China often labels outbreaks of sporadic unrest in the region as terrorism - claims denied by Uighur rights groups who blame unrest on economic inequality and religious repression.

Meanwhile, a senior ruling Communist Party official has called for "24-hour patrol" by armed police in the restive region, the official Xinhua news agency reported.

It was not possible to verify details of Wednesday's clash independently as reporters were barred from entering the town, detained and later followed by local police.

The Uyghur American Association, run by exiled members of the minority, said a "blackout of news" on attacks in the region cast doubt on Chinese government claims in a statement released on Saturday.

"The state then uses its propaganda apparatus to label the incident 'terrorism' without presenting any evidence that can be independently proved," the group said.

The recent unrest occurred ahead of celebrations for the Muslim Ramadan festival - which Uighurs have said are repressed by local authorities.

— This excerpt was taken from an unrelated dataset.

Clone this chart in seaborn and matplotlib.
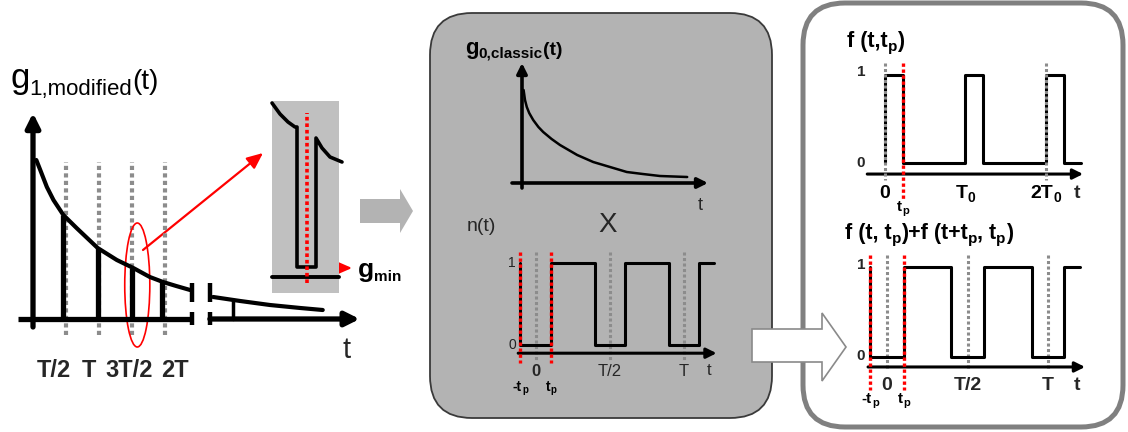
import numpy as np
import seaborn as sns
import matplotlib.pyplot as plt
from matplotlib.patches import FancyBboxPatch, Ellipse, Polygon

sns.set_style("white")
plt.rcParams['font.family'] = ['Liberation Sans', 'DejaVu Sans']

W, H = 1128, 432

# ---------------- data (time in units of T) ----------------
# left: g1,modified(t) decay, dips at multiples of T/2
g1_t = [0.05, 0.11, 0.21, 0.31, 0.46, 0.66, 0.98, 1.27, 1.52, 1.77, 1.97, 2.17, 2.38]
g1_val = [1.59, 1.49, 1.32, 1.19, 1.04, 0.91, 0.71, 0.59, 0.51, 0.42, 0.37, 0.33, 0.29]
g1_tail_t = [2.73, 3.14, 3.59, 4.05, 4.39]
g1_tail_val = [0.22, 0.18, 0.14, 0.11, 0.09]
g1_dip_t = [0.46, 0.98, 1.5, 1.96]
g1_dip_top = [1.04, 0.71, 0.51, 0.37]
g1_tail_dip_t = 3.03
g1_tail_dip_top = 0.19
g1_tick_t = [0.5, 1.0, 1.5, 2.0]
g1_tick_labels = ["T/2", "T", "3T/2", "2T"]
g1_label_t = [0.31, 0.85, 1.45, 2.15]
g1_break = [2.41, 2.68]

# zoom of one dip
zoom_t = [-0.35, -0.27, -0.19, -0.12, -0.10, -0.10, 0.09, 0.09, 0.15, 0.23, 0.35]
zoom_g = [1.74, 1.63, 1.55, 1.50, 1.50, 0.10, 0.10, 1.39, 1.29, 1.20, 1.15]

# g0,classic(t)
g0_t = [0.04, 0.075, 0.12, 0.18, 0.28, 0.41, 0.53, 0.74, 0.95, 1.38, 1.78, 2.2,
        2.62, 3.02, 3.45, 4.13]
g0_val = [0.93, 0.83, 0.76, 0.70, 0.63, 0.56, 0.51, 0.44, 0.38, 0.28, 0.21, 0.16,
          0.11, 0.09, 0.07, 0.06]

# n(t) and f(t,tp)+f(t+tp,tp): switching times and levels (steps-post)
tp = 0.105
n_edges = [-0.105, -0.105, 0.105, 0.40, 0.60, 0.90, 1.10, 1.20]
n_vals = [1, 0, 1, 0, 1, 0, 1, 1]
n_ticks = [0.0, 0.5, 1.0]
n_tick_labels = ["0", "T/2", "T"]

# f(t,tp), T0 = T/2
f_edges = [0.0, 0.0, 0.11, 0.50, 0.61, 1.00, 1.11, 1.22]
f_vals = [0, 1, 0, 1, 0, 1, 0, 0]
f_ticks = [0.0, 0.5, 1.0]
f_tick_labels = [[("0", 14, 0)], [("T", 14, 0), ("0", 10, 4)], [("2T", 14, 0), ("0", 10, 4)]]

GRAY_DOT = '#8c8c8c'

fig = plt.figure(figsize=(W / 100, H / 100), dpi=100)
bg = fig.add_axes([0, 0, 1, 1])
bg.set_xlim(0, W)
bg.set_ylim(H, 0)
bg.axis('off')
R = fig.canvas.get_renderer()


def sub_axes(box, xlim, ylim, face=None):
    x0, y0, x1, y1 = box
    ax = fig.add_axes([x0 / W, 1 - y1 / H, (x1 - x0) / W, (y1 - y0) / H])
    ax.set_xlim(xlim)
    ax.set_ylim(ylim)
    ax.set_xticks([])
    ax.set_yticks([])
    sns.despine(ax=ax, left=True, bottom=True)
    if face is None:
        ax.patch.set_visible(False)
    else:
        ax.set_facecolor(face)
    return ax


def to_px(ax, x, y):
    dx, dy = ax.transData.transform((x, y))
    return dx, H - dy


def arrow(ax, start, end, lw, ms, color='black', hl=0.6, hw=0.3):
    ax.annotate('', xy=end, xytext=start, annotation_clip=False,
                arrowprops=dict(arrowstyle=f'-|>,head_length={hl},head_width={hw}',
                                lw=lw, color=color, shrinkA=0, shrinkB=0,
                                mutation_scale=ms))


def vdots(ax, x, y0, y1, color, lw, z=3):
    ax.plot([x, x], [y0, y1], color=color, lw=lw, ls=(0, (1, 0.8)),
            solid_capstyle='butt', dash_capstyle='butt', zorder=z, clip_on=False)


def rich(x, y, parts, ha='left', weight='normal', color='black'):
    objs = [bg.text(0, y + dy, s, fontsize=fs, fontweight=weight, color=color,
                    va='baseline', ha='left') for s, fs, dy in parts]
    ws = [o.get_window_extent(renderer=R).width for o in objs]
    x0 = x - sum(ws) / 2 if ha == 'center' else x
    for o, w in zip(objs, ws):
        o.set_x(x0)
        x0 += w


# ---------------- panels and big arrows ----------------
bg.add_patch(FancyBboxPatch((430, 13), 342, 405, boxstyle='round,pad=0,rounding_size=42',
                            fc='#b3b3b3', ec='#3a3a3a', lw=1.3))
bg.add_patch(FancyBboxPatch((803, 3), 320, 424, boxstyle='round,pad=0,rounding_size=42',
                            fc='white', ec='#808080', lw=3.6))
bg.add_patch(Polygon([(360, 199), (400, 199), (400, 189), (413, 211), (400, 233),
                      (400, 223), (360, 223)], closed=True, fc='#b3b3b3', ec='none'))
bg.add_patch(Polygon([(752, 329), (822, 329), (822, 313), (846, 347), (822, 381),
                      (822, 362), (752, 362)], closed=True, fc='white', ec='#8a8a8a',
                     lw=1.2, zorder=5))

# ---------------- left: g1,modified ----------------
axL = sub_axes((0, 40, 380, 400), (-0.5, 5.2576), (-0.81, 2.79))
for t in g1_tick_t:
    vdots(axL, t, -0.16, 1.57, GRAY_DOT, 3.0, z=1)
sns.lineplot(x=g1_t, y=g1_val, ax=axL, color='black', lw=3.0, sort=False, estimator=None)
sns.lineplot(x=g1_tail_t, y=g1_tail_val, ax=axL, color='black', lw=3.0, sort=False,
             estimator=None)
for t, top in zip(g1_dip_t, g1_dip_top):
    axL.plot([t, t], [top, 0], color='black', lw=3.8, solid_capstyle='butt')
axL.plot([g1_tail_dip_t] * 2, [g1_tail_dip_top, 0], color='black', lw=2.5)
arrow(axL, (0, -0.08), (0, 2.06), 3.8, 14)
axL.plot([-0.23, g1_break[0]], [0, 0], color='black', lw=3.8, solid_capstyle='butt')
arrow(axL, (g1_break[1], 0), (4.95, 0), 3.8, 14)
for t in g1_break:
    axL.plot([t, t], [0.36, 0.17], color='black', lw=3.2, solid_capstyle='butt')
    axL.plot([t, t], [0.07, -0.06], color='black', lw=3.2, solid_capstyle='butt')
axL.add_patch(Ellipse((1.58, 0.34), width=0.38, height=1.24, fill=False, ec='red', lw=1.2))

rich(10, 88, [("g", 25, 0), ("1,modified", 16, 7), ("(t)", 20, 1)])
for t, lab in zip(g1_label_t, g1_tick_labels):
    px, _ = to_px(axL, t, 0)
    bg.text(px, 377, lab, fontsize=17, ha='center', va='baseline', fontweight='bold')
bg.text(347, 358, "t", fontsize=21, ha='center', va='baseline')
arrow(bg, (143, 250), (263, 153), 1.6, 12, color='red', hl=0.8, hw=0.35)

# zoom inset
axZ = sub_axes((272, 101, 339, 293), (-0.35, 0.32), (-0.16, 1.76), face='#c0c0c0')
axZ.plot([-0.35, 0.32], [0, 0], color='black', lw=2.8)
vdots(axZ, 0, -0.06, 1.64, 'red', 2.6, z=4)
sns.lineplot(x=zoom_t, y=zoom_g, ax=axZ, color='black', lw=2.6, sort=False, estimator=None)
for l in axZ.lines:
    l.set_clip_on(False)
arrow(bg, (316, 268), (352, 268), 1.6, 12, color='red', hl=0.8, hw=0.35)
rich(358, 277, [("g", 19, 0), ("min", 11, 4)], weight='bold')

# ---------------- middle: g0,classic ----------------
axG = sub_axes((500, 55, 720, 195), (-0.55, 4.95), (-0.12, 1.28))
sns.lineplot(x=g0_t, y=g0_val, ax=axG, color='black', lw=1.8, sort=False, estimator=None)
arrow(axG, (0, -0.05), (0, 1.2), 2.6, 10)
arrow(axG, (-0.25, 0), (4.65, 0), 2.6, 10)
rich(465, 54, [("g", 16, 0), ("0,classic", 11, 4), ("(t)", 14, 1)], weight='bold')
bg.text(700, 210, "t", fontsize=13, ha='center', va='baseline')
bg.text(467, 231, "n(t)", fontsize=14, va='baseline')
bg.text(608, 232, "X", fontsize=20, ha='center', va='baseline')

# n(t)
axN = sub_axes((505, 245, 725, 400), (-0.209, 1.277), (-0.671, 1.22))
for t in n_ticks:
    vdots(axN, t, 1.13, -0.18, GRAY_DOT, 2.2, z=1)
sns.lineplot(x=n_edges, y=n_vals, ax=axN, color='black', lw=2.2, sort=False,
             estimator=None, drawstyle='steps-post')
for t in (-tp, tp):
    vdots(axN, t, 1.134, -0.22, 'red', 2.4, z=4)
arrow(axN, (-0.12, -0.1), (1.22, -0.1), 2.2, 10)
bg.text(516, 263, "1", fontsize=10, ha='right', va='center', color='#222222')
bg.text(516, 345, "0", fontsize=10, ha='right', va='center', color='#222222')
for t, lab in zip(n_ticks, n_tick_labels):
    px, _ = to_px(axN, t, 0)
    bg.text(px, 376, lab, fontsize=12, ha='center', va='baseline',
            fontweight='bold' if lab == "0" else 'normal')
bg.text(709, 375, "t", fontsize=12, ha='center', va='baseline')
for t, s in ((-tp, "-t"), (tp, "t")):
    px, _ = to_px(axN, t, 0)
    rich(px, 391, [(s, 10, 0), ("p", 7, 2)], ha='center', weight='bold')

# ---------------- right: f(t,tp) ----------------
axF = sub_axes((855, 55, 1100, 215), (-0.186, 1.335), (-0.59, 1.227))
for t in (0.0, 1.0):
    vdots(axF, t, 1.136, -0.19, GRAY_DOT, 2.2, z=4)
sns.lineplot(x=f_edges, y=f_vals, ax=axF, color='black', lw=2.2, sort=False,
             estimator=None, drawstyle='steps-post')
vdots(axF, 0.11, 1.136, -0.42, 'red', 2.4, z=4)
arrow(axF, (-0.11, -0.125), (1.23, -0.125), 2.2, 10)
rich(847, 47, [("f (t,t", 15.5, 0), ("p", 11, 4), (")", 15.5, 0)], weight='bold')
bg.text(861, 72, "1", fontsize=11, ha='center', va='center', fontweight='bold')
bg.text(861, 163, "0", fontsize=11, ha='center', va='center', fontweight='bold')
for t, parts in zip(f_ticks, f_tick_labels):
    px, _ = to_px(axF, t, 0)
    rich(px, 198, parts, ha='center', weight='bold')
bg.text(1077, 198, "t", fontsize=14, ha='center', va='baseline', fontweight='bold')
px, _ = to_px(axF, 0.11, 0)
rich(px, 211, [("t", 11, 0), ("p", 8, 3)], ha='center', weight='bold')

# f(t,tp)+f(t+tp,tp)
axS = sub_axes((855, 245, 1100, 410), (-0.199, 1.323), (-0.589, 1.244))
for t in n_ticks:
    vdots(axS, t, 1.133, -0.144, GRAY_DOT, 2.2, z=1)
sns.lineplot(x=n_edges, y=n_vals, ax=axS, color='black', lw=2.2, sort=False,
             estimator=None, drawstyle='steps-post')
for t in (-tp, tp):
    vdots(axS, t, 1.133, -0.367, 'red', 2.4, z=4)
arrow(axS, (-0.118, -0.111), (1.23, -0.111), 2.2, 10)
rich(845, 239, [("f (t, t", 15.5, 0), ("p", 11, 4), (")+f (t+t", 15.5, 0), ("p", 11, 4),
                (", t", 15.5, 0), ("p", 11, 4), (")", 15.5, 0)], weight='bold')
bg.text(861, 265, "1", fontsize=11, ha='center', va='center', fontweight='bold')
bg.text(861, 356, "0", fontsize=11, ha='center', va='center', fontweight='bold')
for t, lab in zip(n_ticks, n_tick_labels):
    px, _ = to_px(axS, t, 0)
    bg.text(px, 390, lab, fontsize=14, ha='center', va='baseline', fontweight='bold')
bg.text(1077, 390, "t", fontsize=14, ha='center', va='baseline', fontweight='bold')
for t, s in ((-tp, "-t"), (tp, "t")):
    px, _ = to_px(axS, t, 0)
    rich(px, 403, [(s, 11, 0), ("p", 8, 3)], ha='center', weight='bold')

fig.savefig("out.png", dpi=100)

AFP reporters saw members of China's armed paramilitary police transported near Lukqun, the town affected by riots on Wednesday.

Residents contacted by AFP by telephone said police, some armed, were lining streets and intersections in the town following the attack. Another local resident told AFP he could not send text messages to the area.

Locals in Urumqi said the city was divided into Uighur and Han districts, and one taxi driver, who did not give his name, said that Han residents were avoiding Uighur dominated areas in the run up to the anniversary.

Official figures say 46 per cent of Xinjiang's population is Uighur, while another 39 per cent are members of China's dominant Han majority.

In recent decades millions of Han have relocated to the region - which is rich in coal and gas - to find work, in a settlement drive that has caused friction in the community.

Beijing denies repressing ethnic minorities, who make up less than 10 per cent of the national population and enjoy some preferential policies.

China closely restricts information about unrest in Xinjiang, and blocked access across the region for several months after the violence in 2009.